§ **Prompt**: Retype every line from the top of the entries down to the one with "ax = fig.add_axes([80/940, 84/684, 758/940, 576/684])", both included, and skip the pictures.

§ **Material to process**:

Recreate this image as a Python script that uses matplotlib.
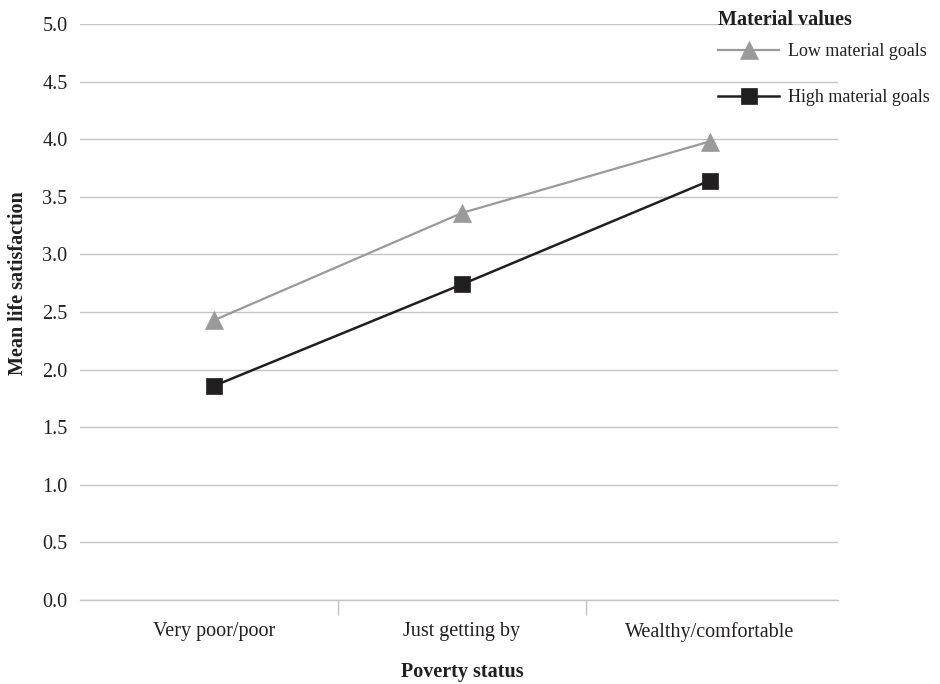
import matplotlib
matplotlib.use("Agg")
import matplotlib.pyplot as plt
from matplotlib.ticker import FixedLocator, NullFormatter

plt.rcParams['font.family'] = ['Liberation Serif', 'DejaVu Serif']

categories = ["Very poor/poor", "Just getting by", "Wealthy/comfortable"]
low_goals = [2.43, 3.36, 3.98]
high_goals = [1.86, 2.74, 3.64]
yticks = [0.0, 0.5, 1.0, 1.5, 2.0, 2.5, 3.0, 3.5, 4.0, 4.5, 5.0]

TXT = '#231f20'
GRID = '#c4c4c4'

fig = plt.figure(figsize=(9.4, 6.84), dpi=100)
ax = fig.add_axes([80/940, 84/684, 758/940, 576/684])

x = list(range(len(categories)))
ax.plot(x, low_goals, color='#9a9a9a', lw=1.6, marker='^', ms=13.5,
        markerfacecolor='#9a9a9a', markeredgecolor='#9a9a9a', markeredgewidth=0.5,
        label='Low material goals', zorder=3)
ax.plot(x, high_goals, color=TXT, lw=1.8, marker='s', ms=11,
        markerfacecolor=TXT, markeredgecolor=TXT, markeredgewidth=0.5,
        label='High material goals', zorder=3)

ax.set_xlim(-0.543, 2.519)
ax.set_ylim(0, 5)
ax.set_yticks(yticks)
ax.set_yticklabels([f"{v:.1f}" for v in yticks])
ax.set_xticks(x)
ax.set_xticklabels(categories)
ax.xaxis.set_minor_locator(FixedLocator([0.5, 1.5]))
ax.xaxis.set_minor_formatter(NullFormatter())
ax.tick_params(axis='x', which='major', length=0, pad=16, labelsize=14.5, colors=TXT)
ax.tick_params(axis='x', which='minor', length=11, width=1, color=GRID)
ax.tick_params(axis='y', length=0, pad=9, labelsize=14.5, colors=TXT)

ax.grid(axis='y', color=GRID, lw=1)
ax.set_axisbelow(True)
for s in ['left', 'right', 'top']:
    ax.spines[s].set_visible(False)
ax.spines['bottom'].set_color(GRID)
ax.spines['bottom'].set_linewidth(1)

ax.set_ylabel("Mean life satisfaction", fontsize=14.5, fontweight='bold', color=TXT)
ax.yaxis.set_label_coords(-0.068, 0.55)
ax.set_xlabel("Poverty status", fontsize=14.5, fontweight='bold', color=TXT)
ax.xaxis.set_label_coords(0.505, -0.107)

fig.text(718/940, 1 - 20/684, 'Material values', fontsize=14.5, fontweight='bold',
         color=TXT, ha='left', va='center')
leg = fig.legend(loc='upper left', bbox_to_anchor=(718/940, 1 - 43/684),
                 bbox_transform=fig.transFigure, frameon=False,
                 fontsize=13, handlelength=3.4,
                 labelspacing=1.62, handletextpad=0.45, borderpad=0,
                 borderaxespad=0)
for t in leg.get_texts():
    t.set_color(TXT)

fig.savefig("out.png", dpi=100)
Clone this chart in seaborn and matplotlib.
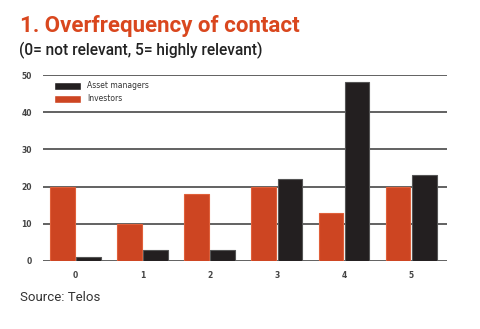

§ **Task result**:
Recreate this image as a Python script that uses matplotlib.
import matplotlib
matplotlib.use("Agg")
import matplotlib.pyplot as plt
from matplotlib.ticker import FixedLocator, NullFormatter

plt.rcParams['font.family'] = ['Liberation Serif', 'DejaVu Serif']

categories = ["Very poor/poor", "Just getting by", "Wealthy/comfortable"]
low_goals = [2.43, 3.36, 3.98]
high_goals = [1.86, 2.74, 3.64]
yticks = [0.0, 0.5, 1.0, 1.5, 2.0, 2.5, 3.0, 3.5, 4.0, 4.5, 5.0]

TXT = '#231f20'
GRID = '#c4c4c4'

fig = plt.figure(figsize=(9.4, 6.84), dpi=100)
ax = fig.add_axes([80/940, 84/684, 758/940, 576/684])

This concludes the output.